Herring’s advice is a reminder that in both SEO and business, intuition is helpful, but data drives results.


Building the CEO Mindset from SEO Principles

What makes SEO a useful teacher for founders is its long-term nature. You don’t see results overnight, but with patience and persistence, the payoff is significant. Founders need this same mindset. Building a startup isn’t a sprint—it’s a marathon where consistency, adaptability, and authority matter more than quick wins.

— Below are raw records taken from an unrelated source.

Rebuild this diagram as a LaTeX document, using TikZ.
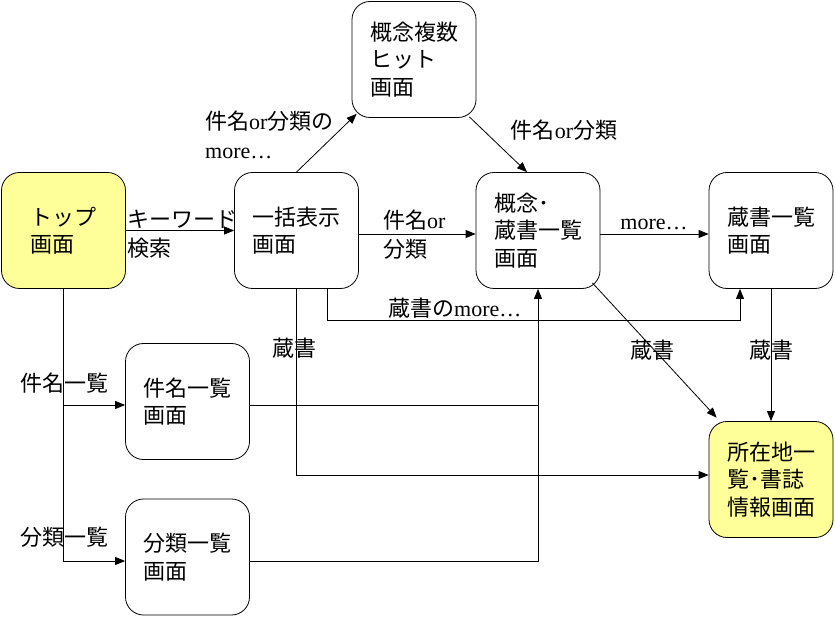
\documentclass[tikz,border=0pt]{standalone}
\usepackage{fontspec}
\setmainfont{Liberation Serif}
\newfontfamily\jp{Noto Sans CJK JP}
\newfontfamily\lat{Liberation Serif}
\usepackage{tikz}
\usetikzlibrary{arrows.meta,calc}
\definecolor{topyellow}{HTML}{FFFF99}
\tikzset{
  screen/.style={draw, rounded corners=18pt, minimum width=124pt, minimum height=116pt,
    align=left, line width=0.8pt, font=\jp\fontsize{22}{27.5}\selectfont},
  startscreen/.style={screen, fill=topyellow},
  lbl/.style={inner sep=0pt, align=left, font=\jp\fontsize{22}{29}\selectfont},
  arr/.style={-{Triangle[length=10pt,width=8pt]}, line width=0.8pt},
  link/.style={line width=0.8pt}
}

\begin{document}
\begin{tikzpicture}[x=1pt,y=-1pt]
\useasboundingbox (0,0) rectangle (835,617);
% screens
\node[startscreen] (top) at (63.5,230.5) {トップ\\画面};
\node[screen] (ikkatsu) at (296.5,230.5) {一括表示\\画面};
\node[screen] (hit) at (414,59.5) {概念複数\\ヒット\\画面};
\node[screen] (gainen) at (538,230.5) {概念･\\蔵書一覧\\画面};
\node[screen] (zousho) at (771,230.5) {蔵書一覧\\画面};
\node[screen] (kenmei) at (187.5,401.5) {件名一覧\\画面};
\node[screen] (bunrui) at (187.5,557) {分類一覧\\画面};
\node[startscreen] (shozai) at (771,479.5) {所在地一\\覧･書誌\\情報画面};

% connectors
\draw[arr] (top.east) -- (ikkatsu.west);
\draw[arr] (ikkatsu.north) -- ($(hit.south west)+(5,-4)$);
\draw[arr] ($(hit.south east)+(-7,-1)$) -- ($(gainen.north)+(-11,0)$);
\draw[arr] ([yshift=-3.5pt]ikkatsu.east) -- ([yshift=-3.5pt]gainen.west);
\draw[arr] ([yshift=-3.5pt]gainen.east) -- ([yshift=-3.5pt]zousho.west);
\draw[arr] ([xshift=30.5pt]ikkatsu.south) -- ++(0,32) -| ([xshift=-31pt]zousho.south);
\draw[arr] (ikkatsu.south) |- ([yshift=4.5pt]shozai.west);
\draw[arr] ($(gainen.south east)+(-8,-6)$) -- ($(shozai.north west)+(8,-3.5)$);
\draw[arr] (zousho.south) -- (shozai.north);
\draw[arr] (top.south) |- ([yshift=-3.5pt]kenmei.west);
\draw[arr] (top.south) |- ([yshift=-4pt]bunrui.west);
\coordinate (kj) at ($(kenmei.east)+(0,3.5)$);
\draw[link] (kj) -- (kj -| gainen.south);
\draw[arr] ([yshift=-4pt]bunrui.east) -| (gainen.south);

% labels
\node[lbl, anchor=west] (kw) at (127,234.5) {キーワード\\検索};
\node[lbl, anchor=west] (kb) at (205,135) {件名{\lat or}分類の\\{\lat more…}};
\node[lbl] (kb2) at (564,130) {件名{\lat or}分類};
\node[lbl, anchor=west] (kb3) at (383,235) {件名{\lat or}\\分類};
\node[lbl, anchor=base] (more) at (654,230) {\lat more…};
\node[lbl, anchor=west] (zm) at (388,308) {蔵書の{\lat more…}};
\node[lbl] (z1) at (294,348) {蔵書};
\node[lbl] (z2) at (652,350) {蔵書};
\node[lbl] (z3) at (771,350) {蔵書};
\node[lbl] (ki) at (64,383) {件名一覧};
\node[lbl] (bi) at (64,537) {分類一覧};
\end{tikzpicture}
\end{document}
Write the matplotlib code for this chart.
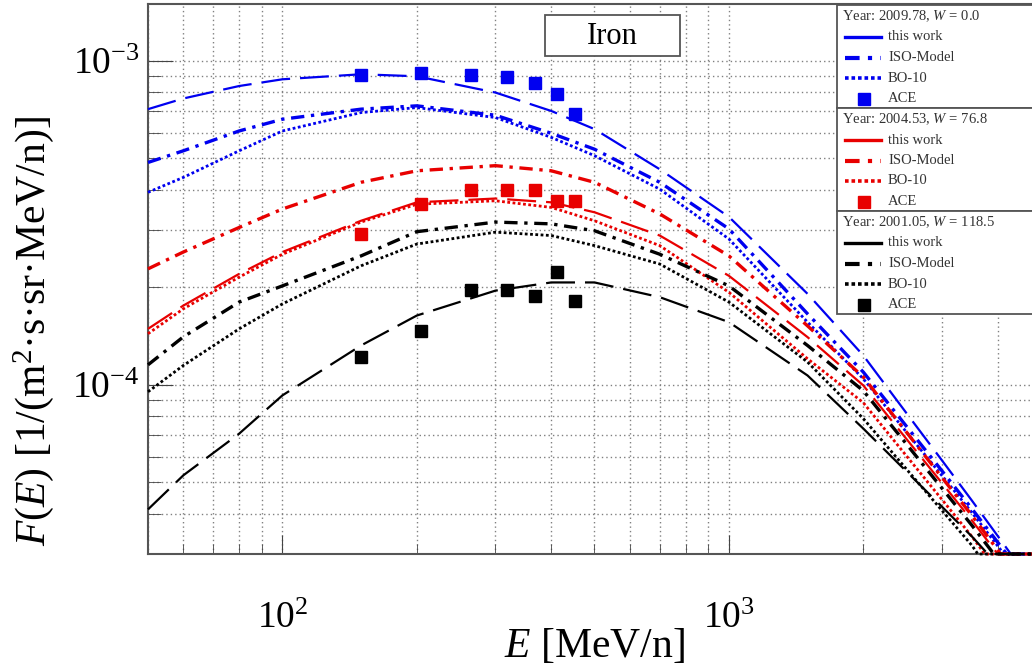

Alvin Poh shows the power of relevance. Will Melton highlights the compounding value of authority. Sreekrishnaa Srikanthan proves adaptability is non-negotiable. Allen Kou demonstrates that consistency is what keeps customers coming back. Justin Herring emphasizes that data is the compass guiding the way. Together, their lessons show that running a startup has more in common with ranking on Google than many realize.


Conclusion

The path from SEO to CEO is about understanding the hidden parallels between algorithms and entrepreneurship. Both require relevance, authority, adaptability, consistency, and data-driven decisions. Just as websites climb search rankings through steady effort, startups climb toward success through deliberate, long-term strategy.

For founders, the message is simple: treat your company like an algorithm. Stay relevant to your market, earn trust slowly but surely, adapt to change, and let consistency and data guide the way.

In a noisy world, the winners are those who not only stand out but also stay at the top. And just as in SEO, the startup founders who play the long game are the ones who turn visibility into lasting impact.